╔══
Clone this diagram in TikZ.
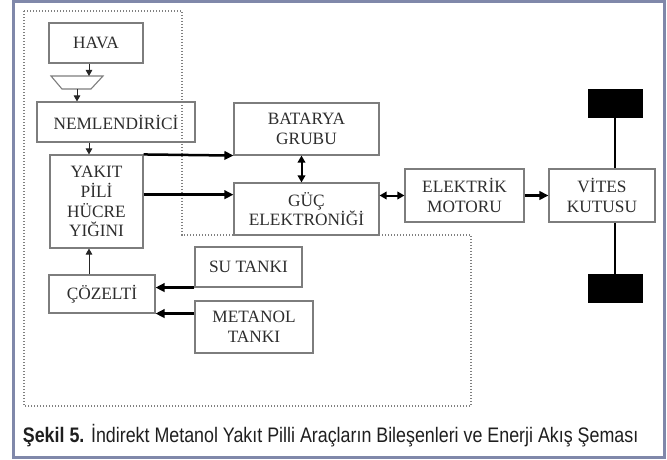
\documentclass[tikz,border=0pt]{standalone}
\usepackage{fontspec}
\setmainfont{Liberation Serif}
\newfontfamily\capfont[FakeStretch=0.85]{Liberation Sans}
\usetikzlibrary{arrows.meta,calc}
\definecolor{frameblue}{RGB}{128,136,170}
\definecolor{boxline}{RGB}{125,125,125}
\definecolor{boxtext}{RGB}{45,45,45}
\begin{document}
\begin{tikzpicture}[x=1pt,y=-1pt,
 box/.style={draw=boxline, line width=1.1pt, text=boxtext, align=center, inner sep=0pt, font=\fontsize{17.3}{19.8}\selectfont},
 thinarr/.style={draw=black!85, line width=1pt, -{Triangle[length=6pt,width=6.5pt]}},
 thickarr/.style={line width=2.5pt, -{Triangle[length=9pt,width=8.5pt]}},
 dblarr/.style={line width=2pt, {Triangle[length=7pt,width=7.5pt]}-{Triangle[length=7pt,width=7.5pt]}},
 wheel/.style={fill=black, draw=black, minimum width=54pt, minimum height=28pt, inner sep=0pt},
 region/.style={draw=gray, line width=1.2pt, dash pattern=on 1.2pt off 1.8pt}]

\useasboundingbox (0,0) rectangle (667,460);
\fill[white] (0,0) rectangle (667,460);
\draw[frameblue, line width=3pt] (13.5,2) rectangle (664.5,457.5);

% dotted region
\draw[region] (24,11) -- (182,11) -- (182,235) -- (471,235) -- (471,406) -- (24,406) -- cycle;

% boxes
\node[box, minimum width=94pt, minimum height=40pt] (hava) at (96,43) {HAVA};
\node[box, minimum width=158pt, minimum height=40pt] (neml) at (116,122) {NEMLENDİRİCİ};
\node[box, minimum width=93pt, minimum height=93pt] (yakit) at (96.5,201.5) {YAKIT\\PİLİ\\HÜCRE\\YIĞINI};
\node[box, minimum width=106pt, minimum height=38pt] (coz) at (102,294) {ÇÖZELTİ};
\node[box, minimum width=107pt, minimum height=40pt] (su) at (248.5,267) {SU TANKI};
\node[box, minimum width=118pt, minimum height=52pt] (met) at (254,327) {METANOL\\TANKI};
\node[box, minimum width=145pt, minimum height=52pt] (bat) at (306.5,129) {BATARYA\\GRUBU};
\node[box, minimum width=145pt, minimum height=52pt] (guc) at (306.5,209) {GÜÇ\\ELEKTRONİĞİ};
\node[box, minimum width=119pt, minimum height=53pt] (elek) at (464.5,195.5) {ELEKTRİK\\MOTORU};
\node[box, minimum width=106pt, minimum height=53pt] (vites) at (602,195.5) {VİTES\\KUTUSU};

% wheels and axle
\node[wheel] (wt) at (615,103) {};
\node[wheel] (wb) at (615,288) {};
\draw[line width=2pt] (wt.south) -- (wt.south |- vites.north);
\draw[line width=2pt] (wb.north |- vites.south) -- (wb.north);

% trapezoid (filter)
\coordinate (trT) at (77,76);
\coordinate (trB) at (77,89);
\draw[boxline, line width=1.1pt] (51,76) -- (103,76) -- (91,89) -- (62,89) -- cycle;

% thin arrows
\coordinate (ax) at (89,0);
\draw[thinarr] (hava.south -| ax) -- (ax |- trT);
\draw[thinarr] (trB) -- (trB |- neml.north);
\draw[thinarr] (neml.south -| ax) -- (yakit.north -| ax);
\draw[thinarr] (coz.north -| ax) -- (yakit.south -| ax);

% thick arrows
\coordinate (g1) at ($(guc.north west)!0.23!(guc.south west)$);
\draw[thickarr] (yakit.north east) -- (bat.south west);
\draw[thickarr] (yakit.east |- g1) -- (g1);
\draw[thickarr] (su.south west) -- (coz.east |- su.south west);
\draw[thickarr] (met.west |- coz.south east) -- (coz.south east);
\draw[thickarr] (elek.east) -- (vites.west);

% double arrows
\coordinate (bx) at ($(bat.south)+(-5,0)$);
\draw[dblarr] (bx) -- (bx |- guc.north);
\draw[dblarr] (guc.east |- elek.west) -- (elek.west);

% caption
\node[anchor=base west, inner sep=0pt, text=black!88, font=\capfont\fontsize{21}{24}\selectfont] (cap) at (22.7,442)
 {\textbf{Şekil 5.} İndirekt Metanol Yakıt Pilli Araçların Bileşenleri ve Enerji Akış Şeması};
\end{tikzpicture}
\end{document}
╚══
Leaving the pictures aside, transcribe the entire listing exactly.

- _RESULT FOR THIS TASK_
Clone this diagram in TikZ.
\documentclass[tikz,border=0pt]{standalone}
\usepackage{fontspec}
\setmainfont{Liberation Serif}
\newfontfamily\capfont[FakeStretch=0.85]{Liberation Sans}
\usetikzlibrary{arrows.meta,calc}
\definecolor{frameblue}{RGB}{128,136,170}
\definecolor{boxline}{RGB}{125,125,125}
\definecolor{boxtext}{RGB}{45,45,45}
\begin{document}
\begin{tikzpicture}[x=1pt,y=-1pt,
 box/.style={draw=boxline, line width=1.1pt, text=boxtext, align=center, inner sep=0pt, font=\fontsize{17.3}{19.8}\selectfont},
 thinarr/.style={draw=black!85, line width=1pt, -{Triangle[length=6pt,width=6.5pt]}},
 thickarr/.style={line width=2.5pt, -{Triangle[length=9pt,width=8.5pt]}},
 dblarr/.style={line width=2pt, {Triangle[length=7pt,width=7.5pt]}-{Triangle[length=7pt,width=7.5pt]}},
 wheel/.style={fill=black, draw=black, minimum width=54pt, minimum height=28pt, inner sep=0pt},
 region/.style={draw=gray, line width=1.2pt, dash pattern=on 1.2pt off 1.8pt}]

\useasboundingbox (0,0) rectangle (667,460);
\fill[white] (0,0) rectangle (667,460);
\draw[frameblue, line width=3pt] (13.5,2) rectangle (664.5,457.5);

% dotted region
\draw[region] (24,11) -- (182,11) -- (182,235) -- (471,235) -- (471,406) -- (24,406) -- cycle;

% boxes
\node[box, minimum width=94pt, minimum height=40pt] (hava) at (96,43) {HAVA};
\node[box, minimum width=158pt, minimum height=40pt] (neml) at (116,122) {NEMLENDİRİCİ};
\node[box, minimum width=93pt, minimum height=93pt] (yakit) at (96.5,201.5) {YAKIT\\PİLİ\\HÜCRE\\YIĞINI};
\node[box, minimum width=106pt, minimum height=38pt] (coz) at (102,294) {ÇÖZELTİ};
\node[box, minimum width=107pt, minimum height=40pt] (su) at (248.5,267) {SU TANKI};
\node[box, minimum width=118pt, minimum height=52pt] (met) at (254,327) {METANOL\\TANKI};
\node[box, minimum width=145pt, minimum height=52pt] (bat) at (306.5,129) {BATARYA\\GRUBU};
\node[box, minimum width=145pt, minimum height=52pt] (guc) at (306.5,209) {GÜÇ\\ELEKTRONİĞİ};
\node[box, minimum width=119pt, minimum height=53pt] (elek) at (464.5,195.5) {ELEKTRİK\\MOTORU};
\node[box, minimum width=106pt, minimum height=53pt] (vites) at (602,195.5) {VİTES\\KUTUSU};

% wheels and axle
\node[wheel] (wt) at (615,103) {};
\node[wheel] (wb) at (615,288) {};
\draw[line width=2pt] (wt.south) -- (wt.south |- vites.north);
\draw[line width=2pt] (wb.north |- vites.south) -- (wb.north);

% trapezoid (filter)
\coordinate (trT) at (77,76);
\coordinate (trB) at (77,89);
\draw[boxline, line width=1.1pt] (51,76) -- (103,76) -- (91,89) -- (62,89) -- cycle;

% thin arrows
\coordinate (ax) at (89,0);
\draw[thinarr] (hava.south -| ax) -- (ax |- trT);
\draw[thinarr] (trB) -- (trB |- neml.north);
\draw[thinarr] (neml.south -| ax) -- (yakit.north -| ax);
\draw[thinarr] (coz.north -| ax) -- (yakit.south -| ax);

% thick arrows
\coordinate (g1) at ($(guc.north west)!0.23!(guc.south west)$);
\draw[thickarr] (yakit.north east) -- (bat.south west);
\draw[thickarr] (yakit.east |- g1) -- (g1);
\draw[thickarr] (su.south west) -- (coz.east |- su.south west);
\draw[thickarr] (met.west |- coz.south east) -- (coz.south east);
\draw[thickarr] (elek.east) -- (vites.west);

% double arrows
\coordinate (bx) at ($(bat.south)+(-5,0)$);
\draw[dblarr] (bx) -- (bx |- guc.north);
\draw[dblarr] (guc.east |- elek.west) -- (elek.west);

% caption
\node[anchor=base west, inner sep=0pt, text=black!88, font=\capfont\fontsize{21}{24}\selectfont] (cap) at (22.7,442)
 {\textbf{Şekil 5.} İndirekt Metanol Yakıt Pilli Araçların Bileşenleri ve Enerji Akış Şeması};
\end{tikzpicture}
\end{document}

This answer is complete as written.